In the whirly-gig of preparations for the great festival we not only overlook the awesome religious significance of the manger moment – when “the Word became flesh and dwelt among us” – but we overlook the brutality and violence which accompanies the new Adam at his Bethlehem nativity.
It is a sobering thought that, even as those near magical and enchanted moments are being enacted, when the shepherds and the Magi kneel before Him and worship God, Herod’s ruthless butchers are sharpening and making ready their knives. In the words of the sixteenth century Coventry Carol:
“Herod, the king, in his raging,
Charged he hath this day
His men of might, in his own sight,
All young children to slay.”

This lament of a mother for her child doomed to die are lyrics with applicability to our own times.
Written by Robert Croo, in 1534, for the traditional Coventry Plays and included in The Pageant of the Shearman and Tailors Guild, which depicted Herod’s slaughter of the innocents, the lyrics could so easily be the lament of mothers caught up in contemporary tragedy across the globe.
Whether it is the child caught in the cross fire of a Sudanese militia; the young girl raped by a Congolese war lord; the Ugandan child murdered in a pagan ritual of child sacrifice; the child enlisted to be a child soldier or a drugs runner ; the boy or girl who is trafficked, exploited, robbed of innocence or abused; the child who each year joins the 100,000 UK runaways; or the baby, sheltering in what should be the safest place on earth – their mother’s womb – we feel all too keenly the caroler’s lament:
“Then woe is me, poor Child, for Thee,
And ever mourn and say;
For Thy parting, nor say nor sing,
By, by, lullay, lullay.”

The boy in the manger represents all persecuted people. His acute vulnerability challenges us to take a stand against the destruction of life and to pit ourselves against today’s Herods and their contemporary crimes against humanity. This story tells us everything we need to know about how to live – but it also teaches us about how to face everyday crises and about the reality of evil.
This is the challenging story of a young man and woman caught up in a bewildering drama – but who remain faithful to one another and who cherish a new life; it is the story of a man who stands by a woman unexpectedly with a child that isn’t his; it’s the story of a boy born in a manger swaddled in poverty; the refugee’s story of a forced escape; the story of a tyrant with a blood lust; and it is a story lived out against the threatening drum beat of arrest, escape, vilification and persecution. It’s a story that will end on Calvary and triumphantly in an empty tomb.
Although, for the shepherds and the Magi, this is a story which represents a dream come true, for me it remains a story of great crisis. It is the story which can propel us into searching and discovering the very purpose for which we have been made.
We must never let it be muffled by the sentimentalism, rank commercialisation, and forced conviviality into which Christmas celebrations can degenerate.
In “The God In The Cave” G.K.Chesterton, whose greatest love was the celebration of the Christmas festival, reminds us that if we begin the search it will not be without its risks, that evil hovers over the crib scene, stalking Jesus and His family:
“There was present in the primary scenes of the drama that Enemy that had rotted the legends with lust and frozen the theories into atheism, but which answered the direct challenge with something of that more direct method which we have seen in the conscious cult of the demons.”

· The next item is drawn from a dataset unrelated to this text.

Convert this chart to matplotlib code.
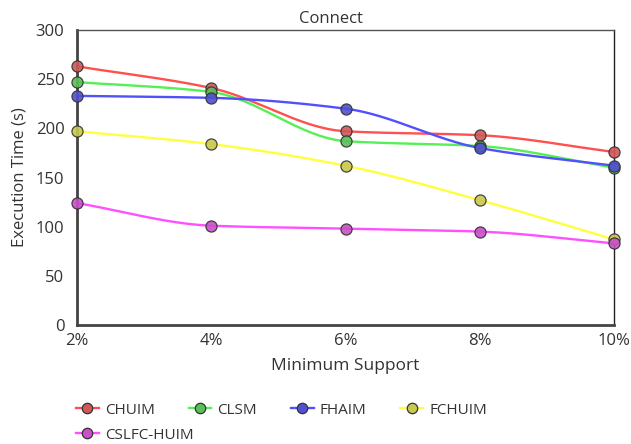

Chesterton tells us that these stirrings of evil have a particular “detestation of innocence”.
Herod, he says, “seems in that hour to have felt stirring within him the spirit of strange things… Everyone knows the story; but not everyone has perhaps noted its place in the story of the strange religions of men… a seer might perhaps have seen something like a great grey ghost that looked over his shoulder…The demons in that first festival of Christmas, feasted also in their own fashion.”
Chief among our modern conceits is to foolishly dismiss the presence of evil.
So, let’s celebrate as we welcome again the child into our midst, but never overlook the presence of Chesterton’s grey ghosts.
May you and those you love have a joyous and happy Christmas.